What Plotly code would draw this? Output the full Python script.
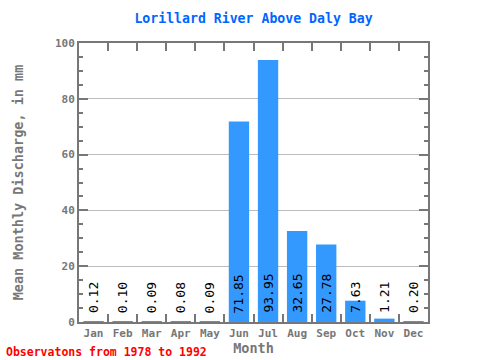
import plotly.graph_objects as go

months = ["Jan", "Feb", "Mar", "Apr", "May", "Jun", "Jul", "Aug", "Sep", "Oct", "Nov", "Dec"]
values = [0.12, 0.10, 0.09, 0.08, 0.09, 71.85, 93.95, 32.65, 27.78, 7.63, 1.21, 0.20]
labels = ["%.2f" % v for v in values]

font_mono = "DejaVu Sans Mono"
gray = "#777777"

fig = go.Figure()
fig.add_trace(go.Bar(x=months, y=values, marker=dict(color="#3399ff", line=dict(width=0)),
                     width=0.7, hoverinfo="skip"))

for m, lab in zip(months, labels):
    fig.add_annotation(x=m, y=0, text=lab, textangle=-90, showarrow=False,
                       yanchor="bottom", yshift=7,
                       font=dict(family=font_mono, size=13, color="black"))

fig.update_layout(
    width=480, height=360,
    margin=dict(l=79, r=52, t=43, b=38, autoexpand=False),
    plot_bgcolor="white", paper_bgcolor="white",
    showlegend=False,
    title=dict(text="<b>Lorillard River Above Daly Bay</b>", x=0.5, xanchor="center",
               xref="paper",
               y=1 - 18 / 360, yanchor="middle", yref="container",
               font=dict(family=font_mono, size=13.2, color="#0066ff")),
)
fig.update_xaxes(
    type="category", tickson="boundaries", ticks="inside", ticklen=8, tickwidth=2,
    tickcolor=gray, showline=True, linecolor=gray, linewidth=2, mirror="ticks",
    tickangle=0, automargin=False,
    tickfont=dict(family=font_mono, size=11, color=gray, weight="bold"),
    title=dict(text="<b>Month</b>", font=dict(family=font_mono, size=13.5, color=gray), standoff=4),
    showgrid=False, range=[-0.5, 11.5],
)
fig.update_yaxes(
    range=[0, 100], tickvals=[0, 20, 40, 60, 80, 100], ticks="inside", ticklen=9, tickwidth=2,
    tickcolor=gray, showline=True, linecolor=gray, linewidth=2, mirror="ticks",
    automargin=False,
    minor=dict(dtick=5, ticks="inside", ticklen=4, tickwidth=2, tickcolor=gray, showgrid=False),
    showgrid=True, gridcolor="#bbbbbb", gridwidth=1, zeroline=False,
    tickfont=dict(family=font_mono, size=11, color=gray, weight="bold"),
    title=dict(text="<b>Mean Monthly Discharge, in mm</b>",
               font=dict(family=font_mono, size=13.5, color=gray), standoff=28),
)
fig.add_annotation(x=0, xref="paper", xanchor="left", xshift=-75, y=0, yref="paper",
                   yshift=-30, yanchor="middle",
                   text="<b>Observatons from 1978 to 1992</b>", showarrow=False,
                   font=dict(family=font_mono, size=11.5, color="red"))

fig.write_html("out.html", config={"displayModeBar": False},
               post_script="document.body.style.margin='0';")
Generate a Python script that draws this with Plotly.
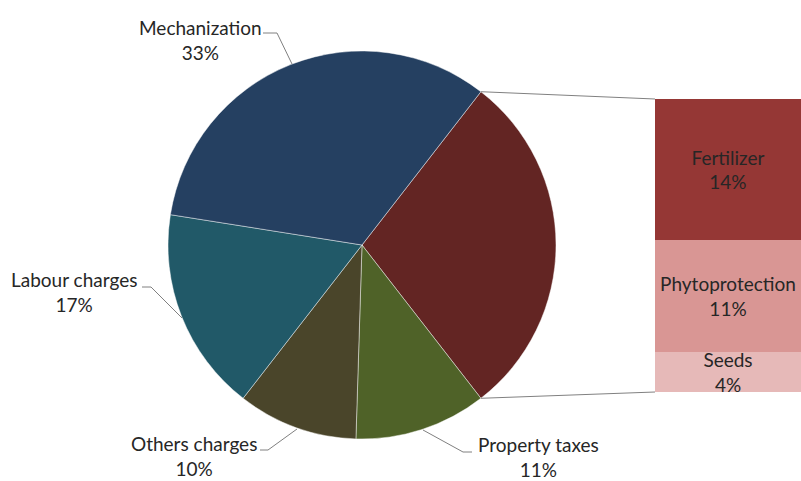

----

__Stated exercise__: Each line that holds the word "Python" should be extracted from the records.

__Task answer__:
What Plotly code would draw this? Output the full Python script.
Generate a Python script that draws this with Plotly.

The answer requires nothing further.